------ ITEMS ------

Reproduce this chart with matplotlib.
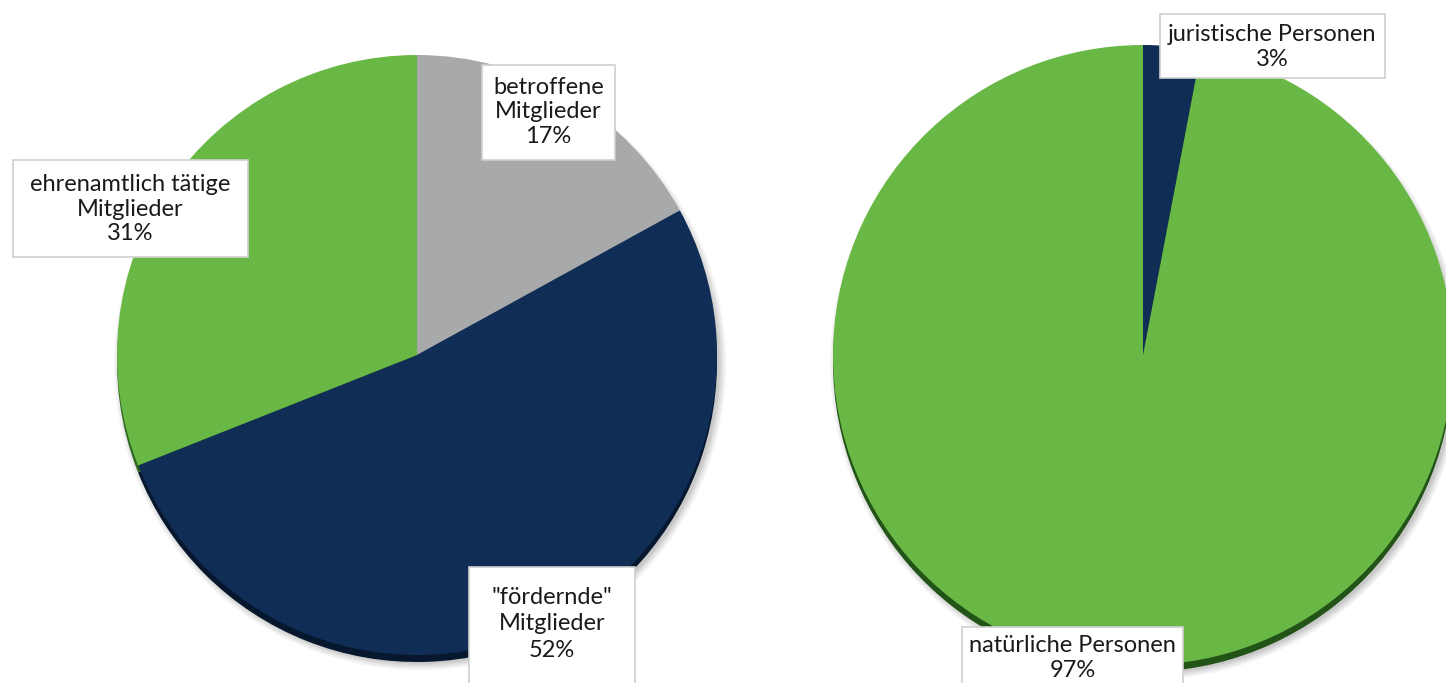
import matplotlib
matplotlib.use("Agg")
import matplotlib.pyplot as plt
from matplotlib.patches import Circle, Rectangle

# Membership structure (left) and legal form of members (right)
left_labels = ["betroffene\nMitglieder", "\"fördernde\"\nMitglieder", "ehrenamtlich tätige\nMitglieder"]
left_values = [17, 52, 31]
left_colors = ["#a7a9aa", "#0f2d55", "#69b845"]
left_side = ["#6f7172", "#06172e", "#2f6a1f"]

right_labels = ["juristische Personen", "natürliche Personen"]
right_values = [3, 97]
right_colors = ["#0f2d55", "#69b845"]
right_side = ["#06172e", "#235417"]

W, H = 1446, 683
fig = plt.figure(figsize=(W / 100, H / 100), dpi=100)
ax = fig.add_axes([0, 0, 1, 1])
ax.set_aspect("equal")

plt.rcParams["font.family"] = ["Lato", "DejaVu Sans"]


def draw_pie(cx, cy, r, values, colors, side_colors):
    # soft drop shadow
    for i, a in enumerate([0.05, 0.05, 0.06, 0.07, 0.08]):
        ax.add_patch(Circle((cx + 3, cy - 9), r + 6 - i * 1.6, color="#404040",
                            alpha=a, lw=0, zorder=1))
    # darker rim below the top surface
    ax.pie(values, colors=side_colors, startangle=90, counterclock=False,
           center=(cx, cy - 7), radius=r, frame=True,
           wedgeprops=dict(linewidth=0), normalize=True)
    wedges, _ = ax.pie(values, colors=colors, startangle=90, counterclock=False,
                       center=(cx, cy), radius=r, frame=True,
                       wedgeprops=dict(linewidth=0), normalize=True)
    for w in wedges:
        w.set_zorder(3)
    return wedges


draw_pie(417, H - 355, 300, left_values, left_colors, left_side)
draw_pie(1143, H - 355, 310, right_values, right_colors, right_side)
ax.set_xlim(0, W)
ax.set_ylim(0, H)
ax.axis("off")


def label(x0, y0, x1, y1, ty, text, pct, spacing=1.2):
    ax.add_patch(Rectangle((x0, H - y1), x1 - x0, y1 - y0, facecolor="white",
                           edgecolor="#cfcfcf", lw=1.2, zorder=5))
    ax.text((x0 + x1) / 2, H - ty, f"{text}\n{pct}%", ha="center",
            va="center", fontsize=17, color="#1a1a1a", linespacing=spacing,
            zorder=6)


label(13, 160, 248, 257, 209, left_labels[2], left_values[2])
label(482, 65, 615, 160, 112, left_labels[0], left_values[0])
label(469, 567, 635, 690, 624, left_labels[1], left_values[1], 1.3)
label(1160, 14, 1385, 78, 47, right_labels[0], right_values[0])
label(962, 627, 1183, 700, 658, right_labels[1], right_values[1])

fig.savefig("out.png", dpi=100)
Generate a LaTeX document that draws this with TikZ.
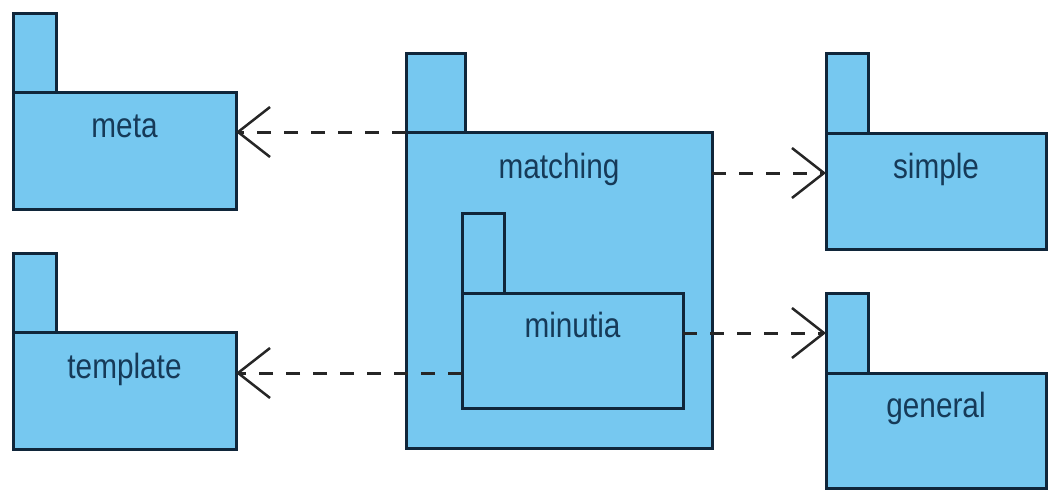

------

• _GOAL OF THE EXERCISE_
Write every record out again exactly; no pictures belong in the copy.

• _RESPONSE TO THIS TASK_
Reproduce this chart with matplotlib.
import matplotlib
matplotlib.use("Agg")
import matplotlib.pyplot as plt
from matplotlib.patches import Circle, Rectangle

# Membership structure (left) and legal form of members (right)
left_labels = ["betroffene\nMitglieder", "\"fördernde\"\nMitglieder", "ehrenamtlich tätige\nMitglieder"]
left_values = [17, 52, 31]
left_colors = ["#a7a9aa", "#0f2d55", "#69b845"]
left_side = ["#6f7172", "#06172e", "#2f6a1f"]

right_labels = ["juristische Personen", "natürliche Personen"]
right_values = [3, 97]
right_colors = ["#0f2d55", "#69b845"]
right_side = ["#06172e", "#235417"]

W, H = 1446, 683
fig = plt.figure(figsize=(W / 100, H / 100), dpi=100)
ax = fig.add_axes([0, 0, 1, 1])
ax.set_aspect("equal")

plt.rcParams["font.family"] = ["Lato", "DejaVu Sans"]


def draw_pie(cx, cy, r, values, colors, side_colors):
    # soft drop shadow
    for i, a in enumerate([0.05, 0.05, 0.06, 0.07, 0.08]):
        ax.add_patch(Circle((cx + 3, cy - 9), r + 6 - i * 1.6, color="#404040",
                            alpha=a, lw=0, zorder=1))
    # darker rim below the top surface
    ax.pie(values, colors=side_colors, startangle=90, counterclock=False,
           center=(cx, cy - 7), radius=r, frame=True,
           wedgeprops=dict(linewidth=0), normalize=True)
    wedges, _ = ax.pie(values, colors=colors, startangle=90, counterclock=False,
                       center=(cx, cy), radius=r, frame=True,
                       wedgeprops=dict(linewidth=0), normalize=True)
    for w in wedges:
        w.set_zorder(3)
    return wedges


draw_pie(417, H - 355, 300, left_values, left_colors, left_side)
draw_pie(1143, H - 355, 310, right_values, right_colors, right_side)
ax.set_xlim(0, W)
ax.set_ylim(0, H)
ax.axis("off")


def label(x0, y0, x1, y1, ty, text, pct, spacing=1.2):
    ax.add_patch(Rectangle((x0, H - y1), x1 - x0, y1 - y0, facecolor="white",
                           edgecolor="#cfcfcf", lw=1.2, zorder=5))
    ax.text((x0 + x1) / 2, H - ty, f"{text}\n{pct}%", ha="center",
            va="center", fontsize=17, color="#1a1a1a", linespacing=spacing,
            zorder=6)


label(13, 160, 248, 257, 209, left_labels[2], left_values[2])
label(482, 65, 615, 160, 112, left_labels[0], left_values[0])
label(469, 567, 635, 690, 624, left_labels[1], left_values[1], 1.3)
label(1160, 14, 1385, 78, 47, right_labels[0], right_values[0])
label(962, 627, 1183, 700, 658, right_labels[1], right_values[1])

fig.savefig("out.png", dpi=100)
Generate a LaTeX document that draws this with TikZ.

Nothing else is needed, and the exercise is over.